Having discussed the challenges of social security contributions in Nigeria, below are some suggestions that can improve the level of compliance in Nigeria.

a. Statutory Amendments

The ITF and ECS Acts should be amended to provide for graduated rates of contribution in line with the risk associated to the industries and size of businesses. For example, in South Africa, the Skill Development Levy which is similar to the ITF, exempts employers with an annual payroll of less than ZAR 500,000 while the rate of contribution is different for high-risk industries such as manufacturing, energy and other similar work-hazard-driven sectors. We believe that the implementation of this will help reduce the administrative cost for employers.

b. Standardize the Audit and Refund Process

In Nigeria, the regulatory authorities can fully leverage technology to digitalise collection and refund processes. This would help to significantly reduce the costs of compliance and presumably, expedite the dispute resolution process so that audits can be conducted quicker. This will in turn lead to increased social security contributions to the funds and where the regulators disagree with the returns submitted by the Company, they may subject the company to verification exercises using technology to recover any outstanding liability.

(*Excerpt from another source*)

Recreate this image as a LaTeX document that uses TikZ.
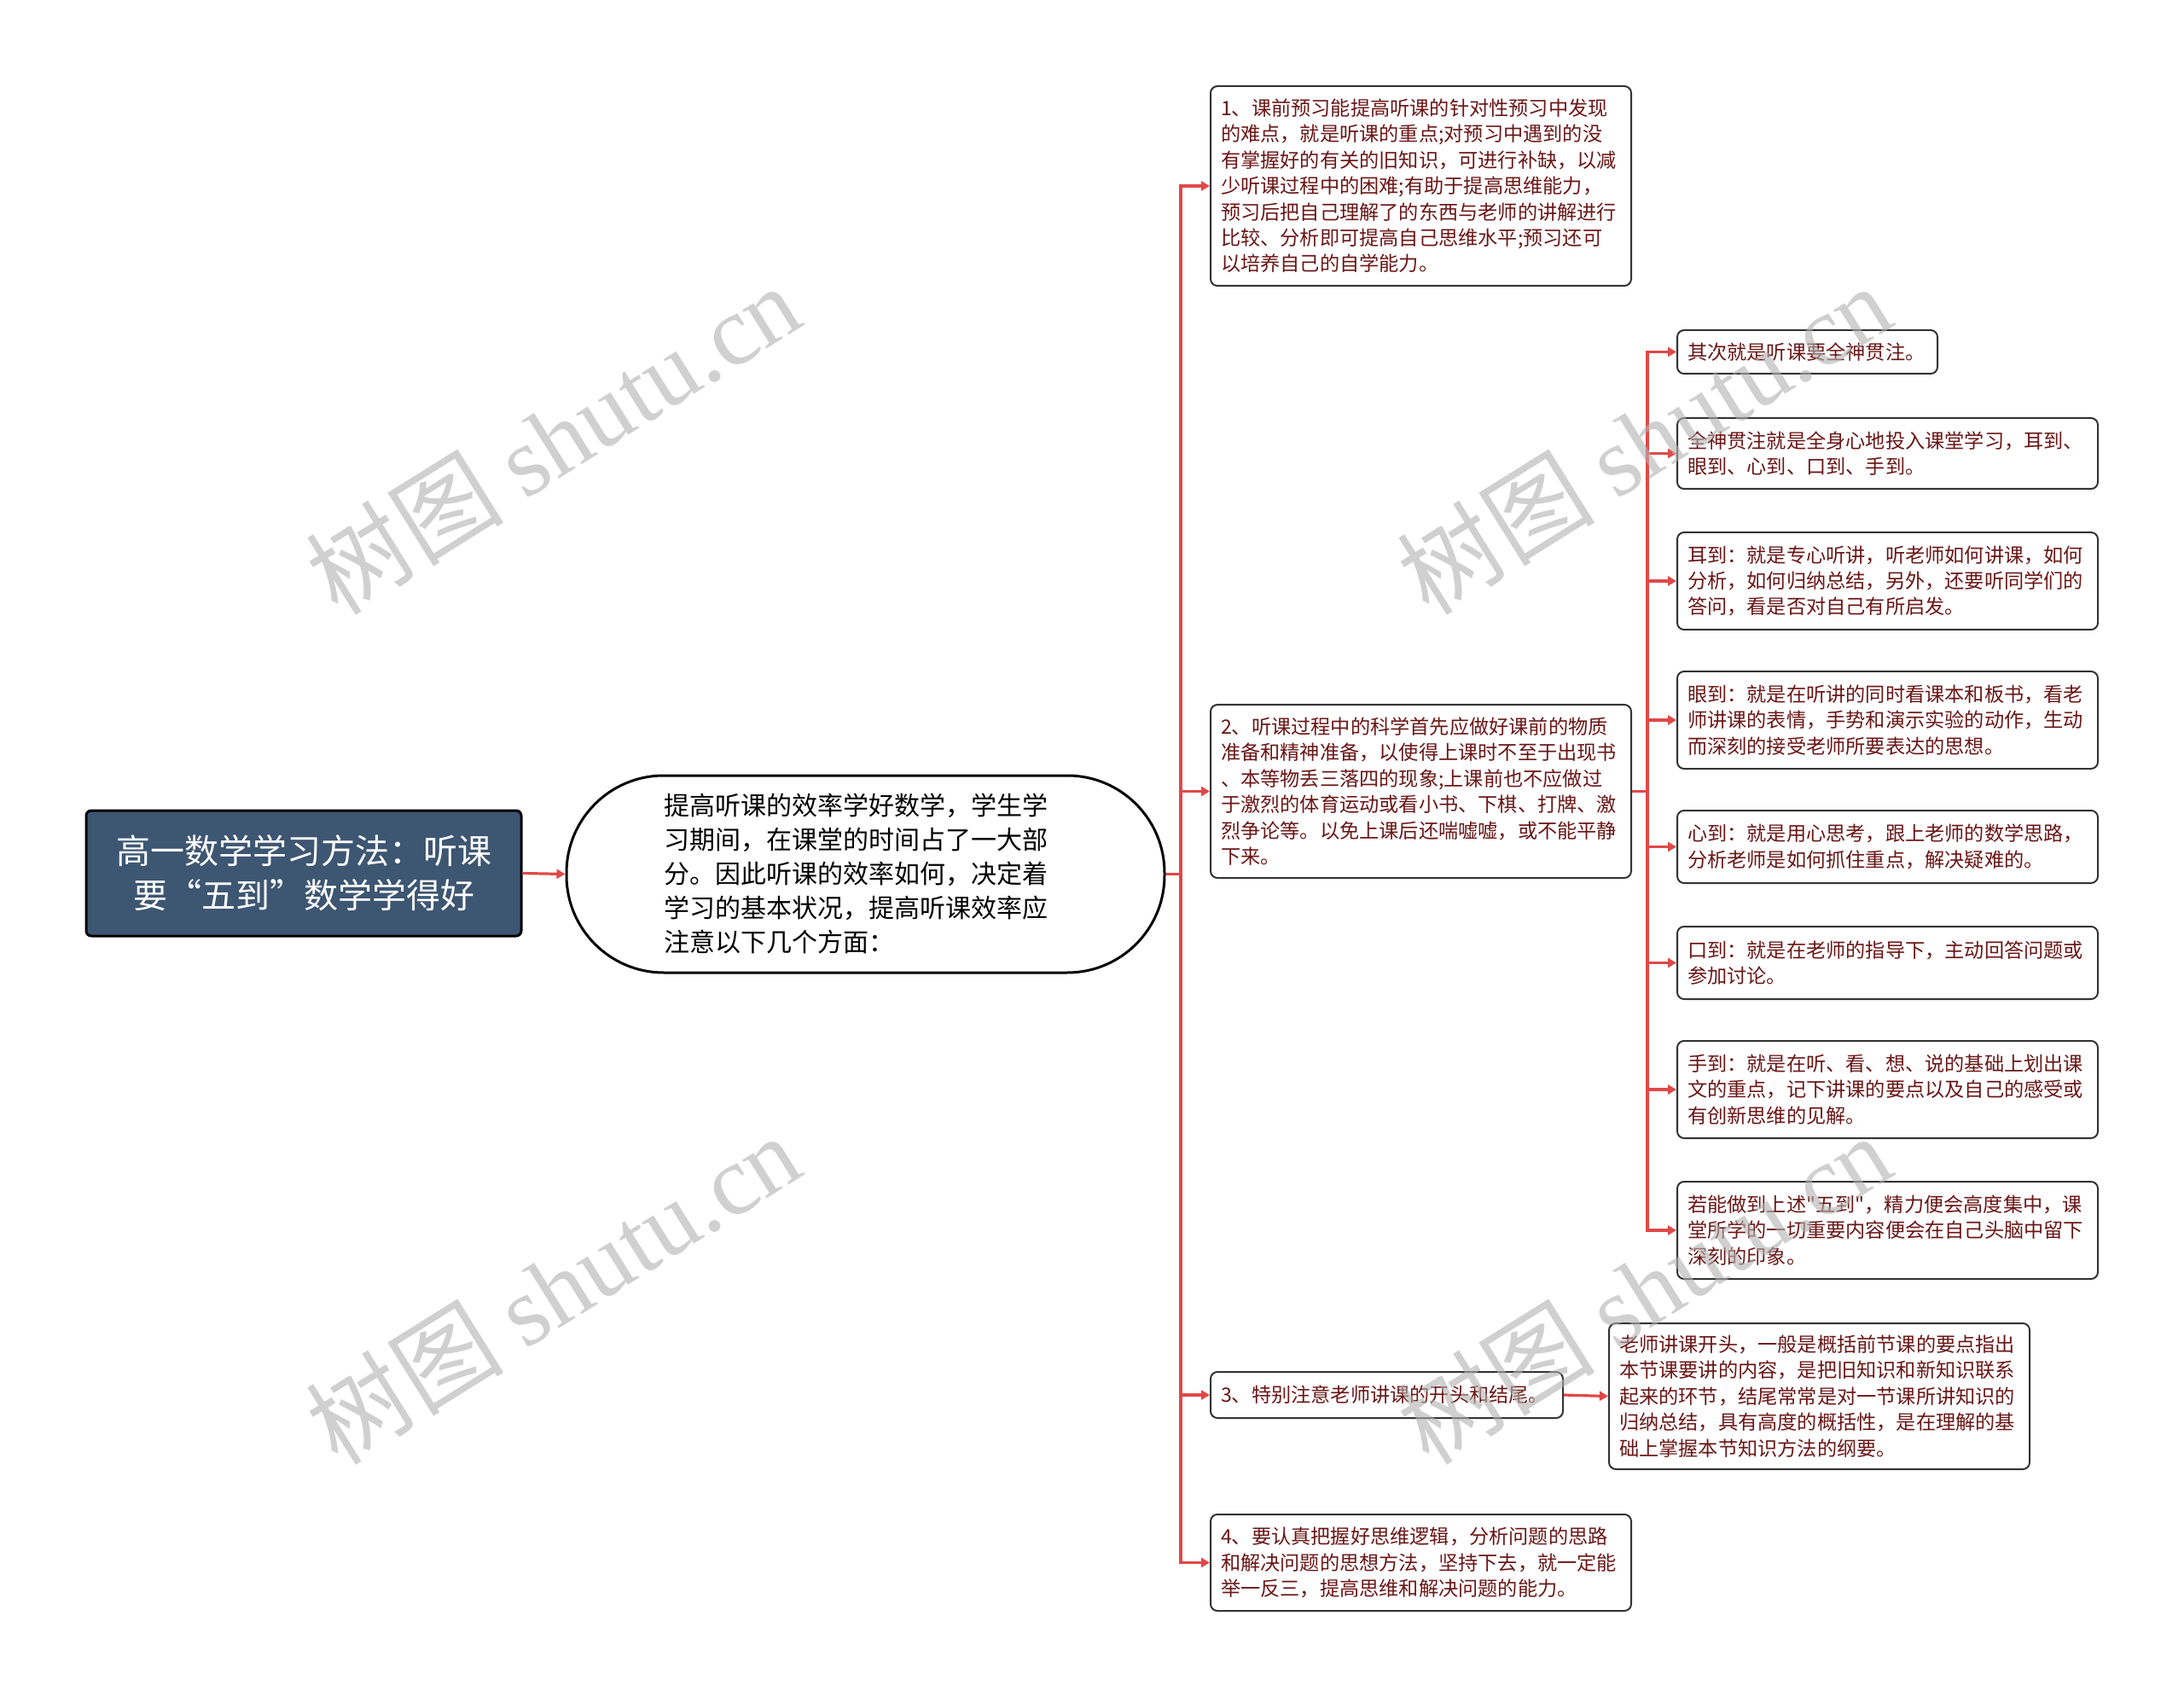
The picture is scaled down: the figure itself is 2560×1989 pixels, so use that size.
\documentclass[tikz,border=0pt]{standalone}
\usepackage{fontspec}
\setmainfont{Noto Sans CJK SC}[Ligatures=TeXOff]
\newfontfamily\wmlatin{Liberation Serif}
\usetikzlibrary{arrows.meta}

\definecolor{linkred}{HTML}{E04848}
\definecolor{rootfill}{HTML}{3D5672}
\definecolor{leaftext}{HTML}{6A1616}
\definecolor{boxline}{HTML}{333333}

\begin{document}
\begin{tikzpicture}[x=0.5pt, y=-0.5pt,
			rootbox/.style={draw=black, line width=1.5pt, fill=rootfill, rounded corners=3pt, text=white, font=\fontsize{20}{26}\selectfont, align=center, minimum width=255pt, minimum height=73.5pt, inner sep=0pt},
			ovalbox/.style={draw=black, line width=1.5pt, fill=white, rounded corners=57pt, font=\fontsize{15}{20}\selectfont, align=left, text width=236pt, minimum width=350.5pt, minimum height=115.5pt, inner sep=0pt},
			leafbox/.style={draw=boxline, line width=1pt, fill=white, rounded corners=4pt, text=leaftext, font=\fontsize{11.6}{15.2}\selectfont, align=left, text width=#1, inner xsep=6pt, inner ysep=0pt},
			leafbox/.default=234.5pt,
			link/.style={draw=linkred, line width=1.6pt},
			arrowlink/.style={link, -{Triangle[length=5pt,width=5.5pt]}},
			watermark/.style={rotate=32, text=gray!60, text opacity=0.6, font=\fontsize{58}{58}\selectfont, inner sep=0pt}
			]
			
			\fill[white] (0,0) rectangle (2560,1989);
			\useasboundingbox (0,0) rectangle (2560,1989);
			
			% Nodes
			\node[rootbox] (root) at (356,1023.5) {高一数学学习方法：听课\\要“五到”数学学得好};
			\node[ovalbox] (oval) at (1014.5,1024.5) {提高听课的效率学好数学，学生学\\习期间，在课堂的时间占了一大部\\分。因此听课的效率如何，决定着\\学习的基本状况，提高听课效率应\\注意以下几个方面：};
			
			\node[leafbox, minimum height=117pt] (b1) at (1665.5,218) {1、课前预习能提高听课的针对性预习中发现\\的难点，就是听课的重点;对预习中遇到的没\\有掌握好的有关的旧知识，可进行补缺，以减\\少听课过程中的困难;有助于提高思维能力，\\预习后把自己理解了的东西与老师的讲解进行\\比较、分析即可提高自己思维水平;预习还可\\以培养自己的自学能力。};
			\node[leafbox, minimum height=101.5pt] (b2) at (1665.5,927.5) {2、听课过程中的科学首先应做好课前的物质\\准备和精神准备，以使得上课时不至于出现书\\、本等物丢三落四的现象;上课前也不应做过\\于激烈的体育运动或看小书、下棋、打牌、激\\烈争论等。以免上课后还喘嘘嘘，或不能平静\\下来。};
			\node[leafbox=194.5pt, minimum height=27pt] (b3) at (1625.5,1635) {3、特别注意老师讲课的开头和结尾。};
			\node[leafbox, minimum height=85.5pt] (b3a) at (2132.5,1636.5) {老师讲课开头，一般是概括前节课的要点指出\\本节课要讲的内容，是把旧知识和新知识联系\\起来的环节，结尾常常是对一节课所讲知识的\\归纳总结，具有高度的概括性，是在理解的基\\础上掌握本节知识方法的纲要。};
			\node[leafbox, minimum height=56.5pt] (b4) at (1665.5,1831.5) {4、要认真把握好思维逻辑，分析问题的思路\\和解决问题的思想方法，坚持下去，就一定能\\举一反三，提高思维和解决问题的能力。};
			
			\node[leafbox=140.5pt, minimum height=25.5pt] (s1) at (2118.5,412.5) {其次就是听课要全神贯注。};
			\node[leafbox, minimum height=41.5pt] (s2) at (2212.5,531.5) {全神贯注就是全身心地投入课堂学习，耳到、\\眼到、心到、口到、手到。};
			\node[leafbox, minimum height=57pt] (s3) at (2212.5,681) {耳到：就是专心听讲，听老师如何讲课，如何\\分析，如何归纳总结，另外，还要听同学们的\\答问，看是否对自己有所启发。};
			\node[leafbox, minimum height=57pt] (s4) at (2212.5,844) {眼到：就是在听讲的同时看课本和板书，看老\\师讲课的表情，手势和演示实验的动作，生动\\而深刻的接受老师所要表达的思想。};
			\node[leafbox, minimum height=42.5pt] (s5) at (2212.5,992.5) {心到：就是用心思考，跟上老师的数学思路，\\分析老师是如何抓住重点，解决疑难的。};
			\node[leafbox, minimum height=42.5pt] (s6) at (2212.5,1128.5) {口到：就是在老师的指导下，主动回答问题或\\参加讨论。};
			\node[leafbox, minimum height=57pt] (s7) at (2212.5,1277) {手到：就是在听、看、想、说的基础上划出课\\文的重点，记下讲课的要点以及自己的感受或\\有创新思维的见解。};
			\node[leafbox, minimum height=57pt] (s8) at (2212.5,1442) {若能做到上述"五到"，精力便会高度集中，课\\堂所学的一切重要内容便会在自己头脑中留下\\深刻的印象。};
			
			\coordinate (trunk) at (1384,1024.5);
			\coordinate (subtrunk) at (1931,927.5);
			
			% Edges
			\draw[arrowlink] (root.east) -- (oval.west);
			\draw[link] (oval.east) -- (trunk);
			\draw[arrowlink] (trunk) |- (b1.west);
			\draw[arrowlink] (trunk) |- (b2.west);
			\draw[arrowlink] (trunk) |- (b3.west);
			\draw[arrowlink] (trunk) |- (b4.west);
			\draw[arrowlink] (b3.east) -- (b3a.west);
			
			\draw[link] (b2.east) -- (subtrunk);
			\draw[arrowlink] (subtrunk) |- (s1.west);
			\draw[arrowlink] (subtrunk) |- (s2.west);
			\draw[arrowlink] (subtrunk) |- (s3.west);
			\draw[arrowlink] (subtrunk) |- (s4.west);
			\draw[arrowlink] (subtrunk) |- (s5.west);
			\draw[arrowlink] (subtrunk) |- (s6.west);
			\draw[arrowlink] (subtrunk) |- (s7.west);
			\draw[arrowlink] (subtrunk) |- (s8.west);
			
			% Watermarks
			\node[watermark] (wm1) at (648,514) {树图 {\wmlatin shutu.cn}};
			\node[watermark] (wm2) at (1927,514) {树图 {\wmlatin shutu.cn}};
			\node[watermark] (wm3) at (648,1510) {树图 {\wmlatin shutu.cn}};
			\node[watermark] (wm4) at (1927,1510) {树图 {\wmlatin shutu.cn}};
			
		\end{tikzpicture}
\end{document}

Due to the burden and complexity of regulatory compliance, and the potential impact on the available finances of companies, the importance of seeking advice from experienced consultants cannot be overemphasized. Therefore, in navigating the diverse compliance requirements, companies are advised to liase with experienced consultants to discuss their regulatory compliance matters.


1. NECA Agreement became effective from 1 January , 2017

The content of this article is intended to provide a general guide to the subject matter. Specialist advice should be sought about your specific circumstances.